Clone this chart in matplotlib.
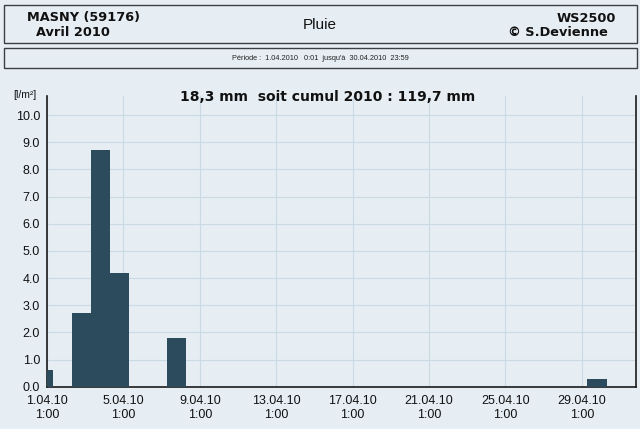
import matplotlib
matplotlib.use("Agg")
import matplotlib.pyplot as plt
from matplotlib.patches import Rectangle

# daily rain, April 2010 (day of month -> l/m2)
rain_days = [1, 3, 4, 5, 8, 30]
rain_mm = [0.6, 2.7, 8.7, 4.2, 1.8, 0.3]

tick_days = [1, 5, 9, 13, 17, 21, 25, 29]
tick_labels = [f"{d}.04.10\n1:00" for d in tick_days]
y_ticks = [0, 1, 2, 3, 4, 5, 6, 7, 8, 9, 10]

bg = "#e6eef4"
bar_color = "#2c4b5d"
grid_color = "#cbd9e2"

fig = plt.figure(figsize=(6.4, 4.29), dpi=100, facecolor=bg)

# header boxes
fig.patches.append(Rectangle((4 / 640, 1 - 43 / 429), 633 / 640, 38 / 429,
                             transform=fig.transFigure, fill=False,
                             edgecolor="#3a3f44", lw=1.0))
fig.patches.append(Rectangle((4 / 640, 1 - 68 / 429), 633 / 640, 20 / 429,
                             transform=fig.transFigure, fill=False,
                             edgecolor="#3a3f44", lw=1.0))

hfont = ["DejaVu Sans"]
fig.text(27 / 640, 1 - 18 / 429, "MASNY (59176)", fontsize=9.3, weight="bold",
         family=hfont, va="center", ha="left", color="#111")
fig.text(36 / 640, 1 - 33 / 429, "Avril 2010", fontsize=9.3, weight="bold",
         family=hfont, va="center", ha="left", color="#111")
fig.text(320 / 640, 1 - 25 / 429, "Pluie", fontsize=11, family=["Liberation Sans"],
         va="center", ha="center", color="#111")
fig.text(616 / 640, 1 - 18 / 429, "WS2500", fontsize=9.3, weight="bold",
         family=hfont, va="center", ha="right", color="#111")
fig.text(608 / 640, 1 - 33 / 429, "© S.Devienne", fontsize=9.3, weight="bold",
         family=hfont, va="center", ha="right", color="#111")
fig.text(320 / 640, 1 - 58 / 429,
         "Période :  1.04.2010   0:01  jusqu'à  30.04.2010  23:59",
         fontsize=5.3, family=["Liberation Sans"], va="center", ha="center", color="#222")

ax = fig.add_axes([47 / 640, 1 - 386.7 / 429, 589 / 640, 290.7 / 429])
ax.set_facecolor(bg)

x = [d - 1.7 for d in rain_days]
ax.bar(x, rain_mm, width=1.0, align="edge", color=bar_color, zorder=3)

ax.set_xlim(0, 30.84)
ax.set_ylim(0, 10.7)
ax.set_xticks([d - 1 for d in tick_days])
ax.set_xticklabels(tick_labels, fontsize=9, family=["Liberation Sans"])
ax.set_yticks(y_ticks)
ax.set_yticklabels([f"{v:.1f}" for v in y_ticks], fontsize=9, family=["Liberation Sans"])
ax.tick_params(length=0, colors="#111")
ax.tick_params(axis="x", pad=6)
ax.tick_params(axis="y", pad=5)
ax.grid(True, color=grid_color, lw=0.8, zorder=0)

ax.spines["top"].set_visible(False)
for s in ("left", "bottom", "right"):
    ax.spines[s].set_color("#1a1a1a")
    ax.spines[s].set_linewidth(1.2)

fig.text(13 / 640, 1 - 95 / 429, "[l/m²]", fontsize=7.5, family=["Liberation Sans"],
         va="center", ha="left", color="#111")
fig.text(328 / 640, 1 - 97 / 429, "18,3 mm  soit cumul 2010 : 119,7 mm",
         fontsize=10, weight="bold", family=hfont, va="center", ha="center", color="#111")

fig.savefig("out.png", dpi=100, facecolor=bg)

+ + + +

| Your goal |
Leave the pictures out and reproduce exactly the lines from the top of the listing above through the line with "fig = plt.figure(figsize=(6.4, 4.29), dpi=100, facecolor=bg)".

| Result of this exercise |
Clone this chart in matplotlib.
import matplotlib
matplotlib.use("Agg")
import matplotlib.pyplot as plt
from matplotlib.patches import Rectangle

# daily rain, April 2010 (day of month -> l/m2)
rain_days = [1, 3, 4, 5, 8, 30]
rain_mm = [0.6, 2.7, 8.7, 4.2, 1.8, 0.3]

tick_days = [1, 5, 9, 13, 17, 21, 25, 29]
tick_labels = [f"{d}.04.10\n1:00" for d in tick_days]
y_ticks = [0, 1, 2, 3, 4, 5, 6, 7, 8, 9, 10]

bg = "#e6eef4"
bar_color = "#2c4b5d"
grid_color = "#cbd9e2"

fig = plt.figure(figsize=(6.4, 4.29), dpi=100, facecolor=bg)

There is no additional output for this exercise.